I suggest that many of the conclusions and observations I make below should be treated as hypotheses, since I cannot claim that they are based on a rigorous, wide reaching, systematic research effort. However, I hope that the discussion below convinces readers that I have done enough number crunching, field visits, personal interviews and analytical thinking to warrant my observations and conclusions being deemed worthy of serious attention and consideration.

Many of the old rules of the retail game are still in effect. Bad urban design and the lack of appropriate spaces can still thwart downtown retail health and growth. Also, the dynamics of constructive economic destruction can still mean that when some retailers falter in a market, others have the opportunity to enter and compete for that lost market share. When conditions change, downtowns need to develop appropriate adaptive responses – this is the biggest challenge now facing downtowns of this ilk.

Some Background on These Communities

Wellesley, MA. On my first trip to Wellesley in the early 1980s, as I walked along Central Street, I was first grabbed by a very attractive aroma that I traced to one of George Howell’s Coffee Connection locations. Inside, they were roasting coffees that smelled delicious and tasting them proved that they were. Howell is one of the best coffee bean selectors and roasters in the nation. He later sold his chain to Starbucks and his Wellesley location is today a Starbucks. Also, noted chef Ming Tsai has his Blue Ginger restaurant in this downtown.

demog-data-for-3-dts

After that terrific cup of coffee, I then quickly noticed that the downtown had an attractive scale, was very walkable and was filled with a mix of very attractive independent retailers, small regional chains and highly coveted national chains. I had never seen before so many prestigious retail chains in one suburban downtown.

Wellesley is most definitely a college town, but not a normal one, because it is also a very wealthy residential suburb of Boston and adjacent to a number of other wealthy suburbs. As can be seen in the above table, the average household income in Wellesley is about $237,462; for Wellesley and its abutting towns, the average household income is $188,239. These numbers are substantially higher than those for Westfield and Englewood, that, in turn, are also well above those for most other suburban communities. This affluence is reflected in the median value of owner-occupied homes in Wellesley, $914,000.

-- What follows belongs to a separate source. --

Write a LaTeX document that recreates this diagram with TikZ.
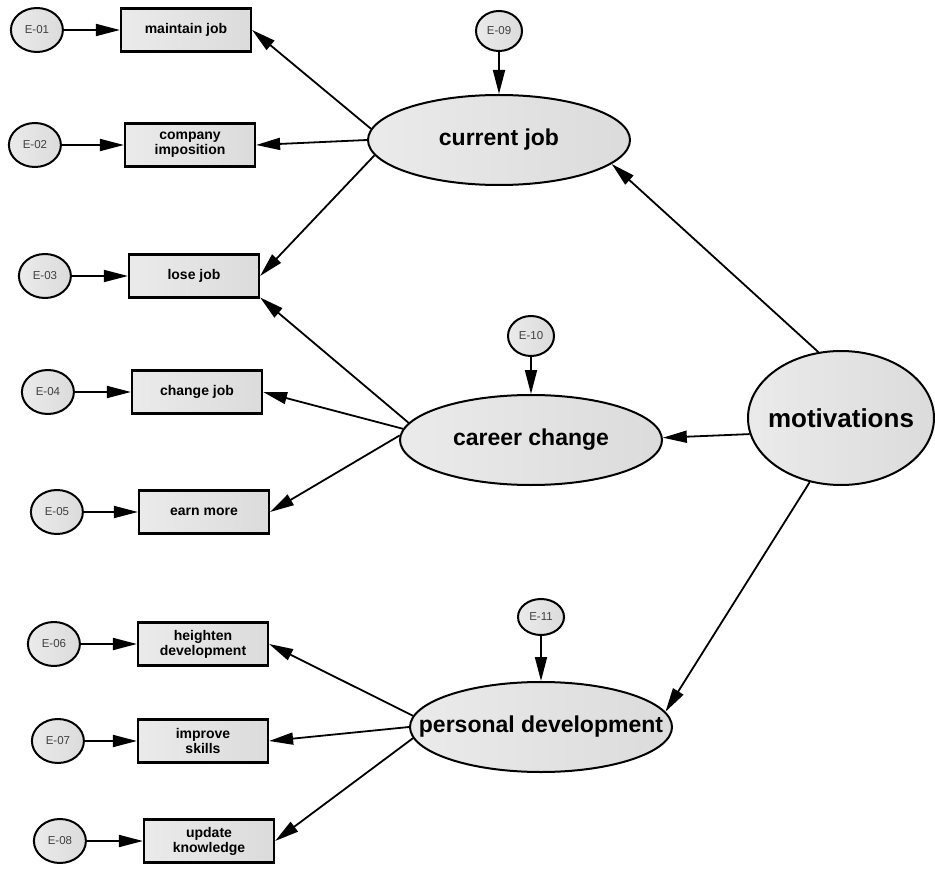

Wellesley College with its 2,344 students, has a definite impact on this downtown’s eateries and drinking establishments. The campus is within very easy walking distance of the downtown’s commercial core. While the research results I’ve reviewed recently suggest that college students nationally have significantly less discretionary funds available to them than they did in years past because of much higher costs for tuition, board and fees, my strong guess is that this is far less the case for Wellesley College students. For one thing, their costs for tuition, room, board and fees total $61,088 per year and only affluent households can afford those expenditures. While many of the students will get financial assistance, many of them will still come from households that have above average household incomes. Babson College, known for its entrepreneurship education, with about 3,000 students, is also in this town. It costs about $62,440/yr for a boarding student to attend. Additionally, within an easy walk of the downtown core is the Dana Hall School with its 356 female students in grades 9-12. Its annual costs are $40,116 for day students and $53,211 for boarding students.

Wellesley College provides many cultural-entertainment facilities: a movie theater, legitimate theater and art museum.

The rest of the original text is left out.